Saturday, January 5, 2013

Things change.

You can’t stop the arrow of time. Things, people, societies, they all evolve. Things that used to be a good idea don’t remain a good idea forever. That’s why religious texts look sillier the more we learn. The things in the Bible, in the Koran, the things those on the fanatical outer fringes of religions (or death cults, to put it more accurately) believe are, in the cold, scientific light of day, obviously nonsense. It isn’t the fault of the books, the religions or the people who wrote them. They are merely products of their time, attempts to understand and describe their Universe as best they can. But, things change. Most of us know it wouldn’t be right to stone an adulterous woman to death. Most of us know that homosexuality is not something to be reviled. Most of us know that the Universe is billions of years old, not thousands. Those that don’t tend to be strongly religious. Funny, that.

I apologise for any offence I may cause Americans now, but your Constitution is not immune to this. The 1787 US Constitution is the shortest written constitution and this reverence accorded it is so embedded that to suggest it is flawed in any way is akin to heresy. Mostly it works fine, and is a beautiful example of a set of articles that can be used to successfully govern a large number of people. When the Second Amendment was adopted in 1791, I doubt they looked at their muskets and foresaw the utterly terrifying array of fully automatic weaponry that is so easy to purchase nowadays. Of course, they knew very well in 2008, when it was confirmed that the Second Amendment applied to any fucknut on the street who wants a gun. The pressure from the NRA and the fact that pointing out that sometimes a gun is a dangerous thing is political suicide might have had something to do with that.

I’m not saying the US is alone in worshipping old Constitutions – we are very fond of our own 1215 Magna Carta, more than five-and-a-half centuries earlier than America’s, but viewing it in a glass case isn’t tantamount to a religious experience. If people are allowed to carry guns, other people are going to get shot. It really is that simple. The much-celebrated right to bear arms is defective in a modern society, and if you want people to stop getting shot, you need to retract that right, at least partly. Gun crime is almost unheard of here. It has been much reduced in Australia since a change in law was adopted following a tragic shooting incident in 1996. The sad truth is many, many more people will have to die before anything changes. But hey, an outdated civil liberty applicable to a different age is more important than life, isn’t it?

Thursday, November 29, 2012

Operation Don’t Die: Update.

So, it’s been about four months since I declared my intention to not be such a bloater, and, mostly, progress is still slowly being made. A couple of stones have been lost (not sure exactly how much), resulting in less hideous chin and less bulbous belly, and the positive comments continue come my way. Hurrah! I did tweak it recently, because it got rather boring – I now give myself the weekends off. So the progress has slowed, but is still being made. No longer king of the toads. More like a prince. There is still work to be done though – I’m aiming for at least a minor functionary.

Monday, November 12, 2012

Why Obama’s win is important, even though little will change.

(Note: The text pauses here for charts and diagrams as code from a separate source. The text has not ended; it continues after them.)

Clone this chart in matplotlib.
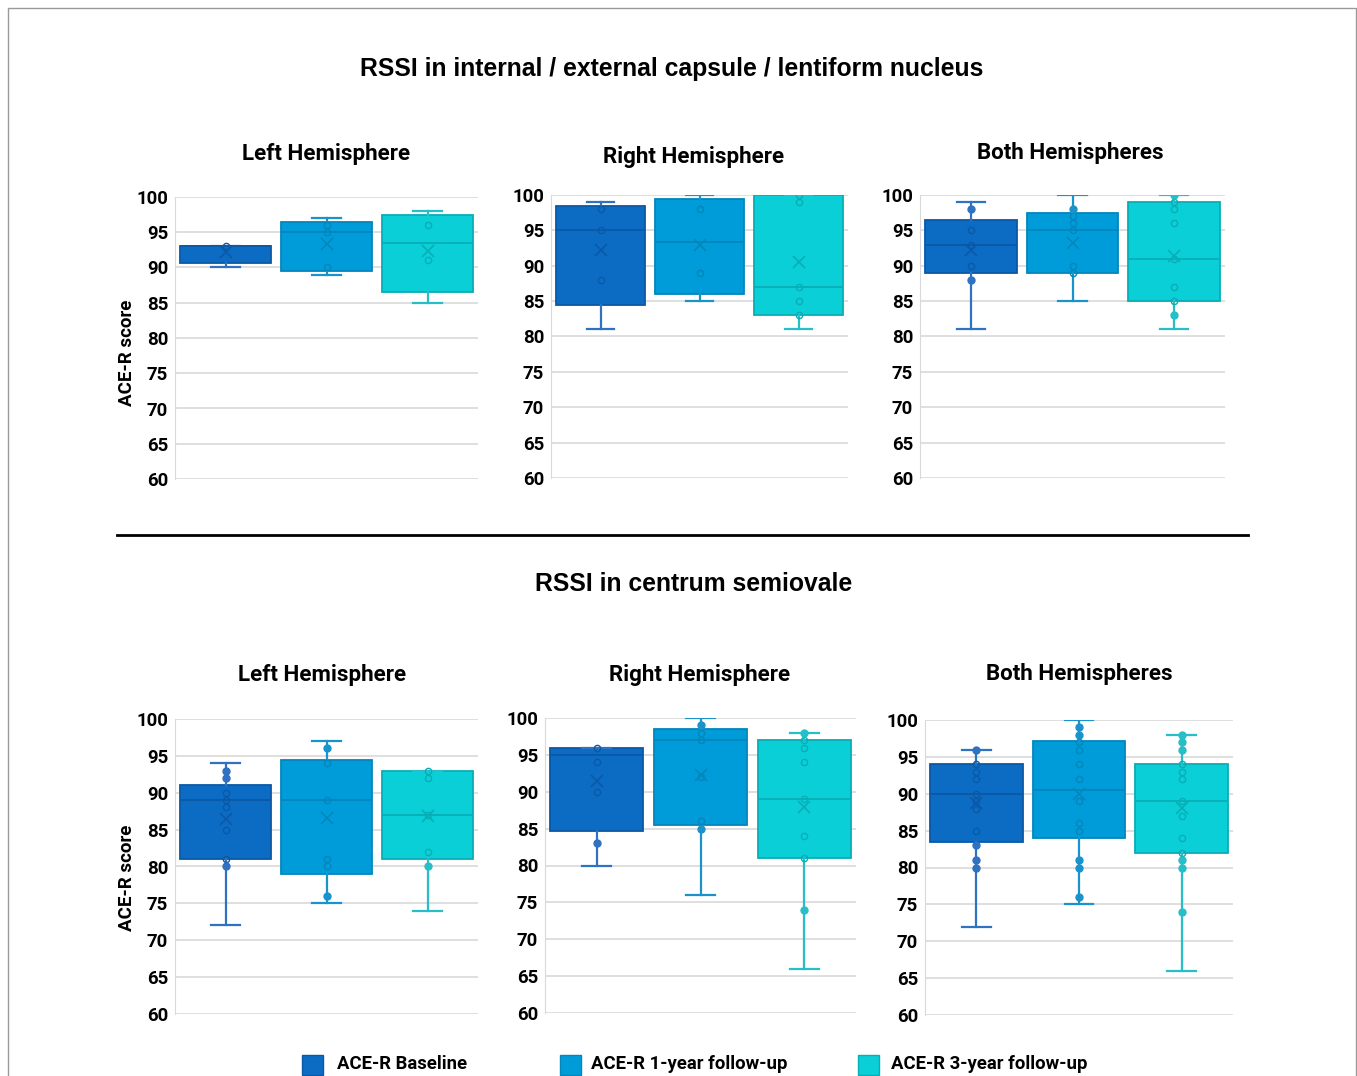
import matplotlib.pyplot as plt
from matplotlib.patches import Rectangle
from matplotlib.lines import Line2D

plt.rcParams['font.family'] = ['Roboto', 'DejaVu Sans']

groups = ["ACE-R Baseline", "ACE-R 1-year follow-up", "ACE-R 3-year follow-up"]
panel_titles = ["Left Hemisphere", "Right Hemisphere", "Both Hemispheres"]
yticks = [60, 65, 70, 75, 80, 85, 90, 95, 100]

fills = ["#0C6CC4", "#009CD9", "#0BCFD7"]
edges = ["#0A59A6", "#0386BC", "#08AEB6"]
whisk = ["#2F72C2", "#1A93CC", "#27BFC7"]

# top row: internal / external capsule / lentiform nucleus
top_left = {"whislo": [90, 89, 85], "q1": [90.7, 89.5, 86.5], "med": [93, 95, 93.5],
            "q3": [93, 96.5, 97.5], "whishi": [93, 97, 98], "mean": [92.2, 93.4, 92.4]}
top_left_pts = [[93], [96, 95, 90], [96, 91]]

top_right = {"whislo": [81, 85, 81], "q1": [84.5, 86, 83], "med": [95, 93.4, 87],
             "q3": [98.5, 99.4, 100], "whishi": [99, 100, 100], "mean": [92.2, 92.9, 90.6]}
top_right_pts = [[98, 95, 88], [98, 89], [100, 99, 87, 85, 83]]

top_both = {"whislo": [81, 85, 81], "q1": [89, 89, 85], "med": [93, 95, 91],
            "q3": [96.5, 97.5, 99], "whishi": [99, 100, 100], "mean": [92.2, 93.2, 91.4]}
top_both_pts = [[98, 95, 93, 90, 88], [98, 97, 96, 95, 90, 89], [100, 99, 98, 96, 91, 87, 85, 83]]

# bottom row: centrum semiovale
bot_left = {"whislo": [72, 75, 74], "q1": [81, 79, 81], "med": [89, 89, 87],
            "q3": [91, 94.5, 93], "whishi": [94, 97, 93], "mean": [86.5, 86.6, 86.8]}
bot_left_pts = [[93, 92, 90, 89, 88, 85, 81, 80], [96, 94, 89, 81, 80, 76], [93, 92, 87, 82, 80]]

bot_right = {"whislo": [80, 76, 66], "q1": [84.7, 85.5, 81], "med": [95, 97, 89],
             "q3": [96, 98.5, 97], "whishi": [96, 100, 98], "mean": [91.4, 92.3, 87.9]}
bot_right_pts = [[96, 94, 90, 83], [99, 98, 97, 92, 86, 85], [98, 97, 96, 94, 89, 84, 81, 74]]

bot_both = {"whislo": [72, 75, 66], "q1": [83.5, 84, 82], "med": [90, 90.5, 89],
            "q3": [94, 97.2, 94], "whishi": [96, 100, 98], "mean": [88.8, 90.0, 88.1]}
bot_both_pts = [[96, 94, 93, 92, 90, 89, 88, 85, 83, 81, 80],
                [99, 98, 97, 96, 94, 92, 89, 86, 85, 81, 80, 76],
                [98, 97, 96, 94, 93, 92, 89, 87, 84, 82, 81, 80, 74]]

W, H = 1357, 1076


def px_rect(x0, top, x1, bottom):
    return [x0 / W, 1 - bottom / H, (x1 - x0) / W, (bottom - top) / H]


def draw_panel(ax, stats, points):
    for i in range(3):
        s = {k: stats[k][i] for k in stats}
        s["fliers"] = []
        ax.bxp([s], positions=[i + 1], widths=0.9, capwidths=0.28,
               patch_artist=True, showmeans=True, showfliers=False,
               boxprops=dict(facecolor=fills[i], edgecolor=edges[i], linewidth=1.3),
               medianprops=dict(color=edges[i], linewidth=1.3),
               whiskerprops=dict(color=whisk[i], linewidth=1.6),
               capprops=dict(color=whisk[i], linewidth=1.6),
               meanprops=dict(marker="x", markeredgecolor=edges[i], markersize=9,
                              markeredgewidth=1.2, linestyle="none"))
        inside = [p for p in points[i] if s["q1"] <= p <= s["q3"]]
        outside = [p for p in points[i] if not (s["q1"] <= p <= s["q3"])]
        ax.plot([i + 1] * len(inside), inside, "o", mfc="none", mec=edges[i],
                ms=4.5, mew=1, zorder=4)
        ax.plot([i + 1] * len(outside), outside, "o", mfc=whisk[i], mec=whisk[i],
                ms=5, zorder=4)
    ax.set_xlim(0.5, 3.5)
    ax.set_ylim(60, 100)
    ax.set_yticks(yticks, labels=[str(t) for t in yticks], fontweight="bold", fontsize=13.4)
    ax.set_xticks([])
    ax.grid(axis="y", color="#D9D9D9", linewidth=1.2)
    ax.set_axisbelow(True)
    for sp in ["top", "right", "bottom"]:
        ax.spines[sp].set_visible(False)
    ax.spines["left"].set_color("#D9D9D9")
    ax.tick_params(axis="y", length=0, pad=5)


fig = plt.figure(figsize=(W / 100, H / 100), dpi=100)

panels = [
    (px_rect(175, 197, 478, 479), top_left, top_left_pts, 0, (326, 154)),
    (px_rect(551, 195, 848, 478), top_right, top_right_pts, 1, (694, 157)),
    (px_rect(920, 195, 1225, 478), top_both, top_both_pts, 2, (1070, 153)),
    (px_rect(175, 719, 478, 1014), bot_left, bot_left_pts, 0, (322, 675)),
    (px_rect(545, 718, 856, 1013), bot_right, bot_right_pts, 1, (700, 675)),
    (px_rect(925, 720, 1233, 1015), bot_both, bot_both_pts, 2, (1079, 674)),
]

for rect, stats, pts, t, (tx, ty) in panels:
    ax = fig.add_axes(rect)
    draw_panel(ax, stats, pts)
    fig.text(tx / W, 1 - ty / H, panel_titles[t], ha="center", va="center",
             fontsize=16.1, fontweight="bold")

# y labels on left panels
fig.text(127 / W, 1 - 353 / H, "ACE-R score", rotation=90, ha="center", va="center",
         fontsize=13.5, fontweight="bold")
fig.text(127 / W, 1 - 878 / H, "ACE-R score", rotation=90, ha="center", va="center",
         fontsize=13.5, fontweight="bold")

# section titles
fig.text(672 / W, 1 - 69 / H, "RSSI in internal / external capsule / lentiform nucleus",
         ha="center", va="center", fontsize=17.8, fontweight="bold", family="Liberation Sans")
fig.text(694 / W, 1 - 584 / H, "RSSI in centrum semiovale",
         ha="center", va="center", fontsize=17.8, fontweight="bold", family="Liberation Sans")

# separator line
fig.add_artist(Line2D([117 / W, 1248 / W], [1 - 535 / H, 1 - 535 / H], color="black", lw=2))

# frame
fig.add_artist(Rectangle((8 / W, -0.01), 1348 / W, 1.01 - 8 / H, transform=fig.transFigure,
                         fill=False, edgecolor="#9A9A9A", lw=1))

# legend
leg_x = [302, 560, 858]
leg_text_x = [337, 591, 891]
for i, name in enumerate(groups):
    fig.add_artist(Rectangle((leg_x[i] / W, 1 - 1075 / H), 21 / W, 20 / H,
                             transform=fig.transFigure, facecolor=fills[i],
                             edgecolor=edges[i], lw=1))
    fig.text(leg_text_x[i] / W, 1 - 1064 / H, name, ha="left", va="center",
             fontsize=13.3, fontweight="bold")

fig.savefig("out.png", dpi=100)
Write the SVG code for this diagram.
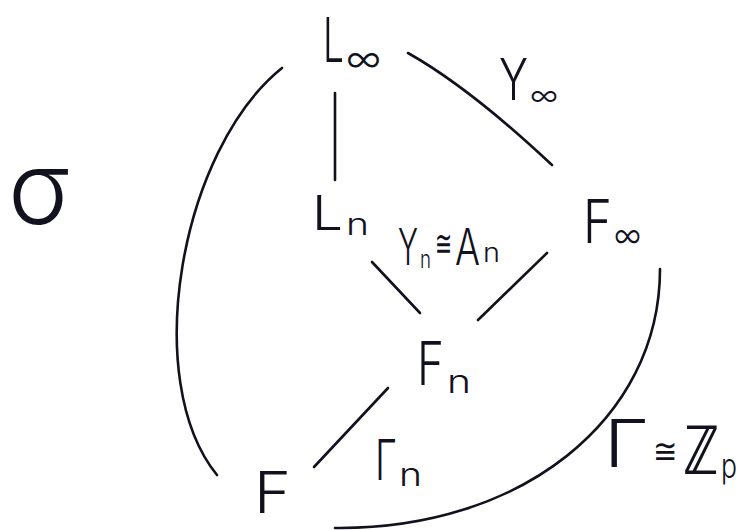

I suppose the first point to address here is that I live in the UK, so I don’t have any business expressing an opinion on an election that I wasn’t eligible to vote in. But, one, this blog is mine, so I write whatever happens to fall into my head, and two, and, much as many of us wish it wasn’t so, things that happen over there do have quite far-reaching international consequences. So there.

Now, the thing about the US election, is that, in many respects, it doesn’t matter who wins. Not even a little bit. The US (and the UK, to be fair) operates under a system that is closer to an elective oligarchy than it is to a democracy. Although, on the face of it, Democrats and Republicans appear to be bitter rivals, there is collusion to retain power in the form of that unchangeable two party system. The Pres isn’t about to change the corporate love-in that is US politics, nor will he alter the foreign policies or military stance. None of those in power will acknowledge that the American Dream, in its original form, is incompatible with a world with finite resources and a population of 7 billion. Climate policy is unlikely to change. Now, at the risk of being a pot shouting racial slurs at a kettle, I am aware that UK politics, and indeed the politics of many countries continue to act and plan as though social and economic systems built on constant growth are endlessly sustainable, but America is quite a lot bigger than most of those other countries, including my own fair homeland.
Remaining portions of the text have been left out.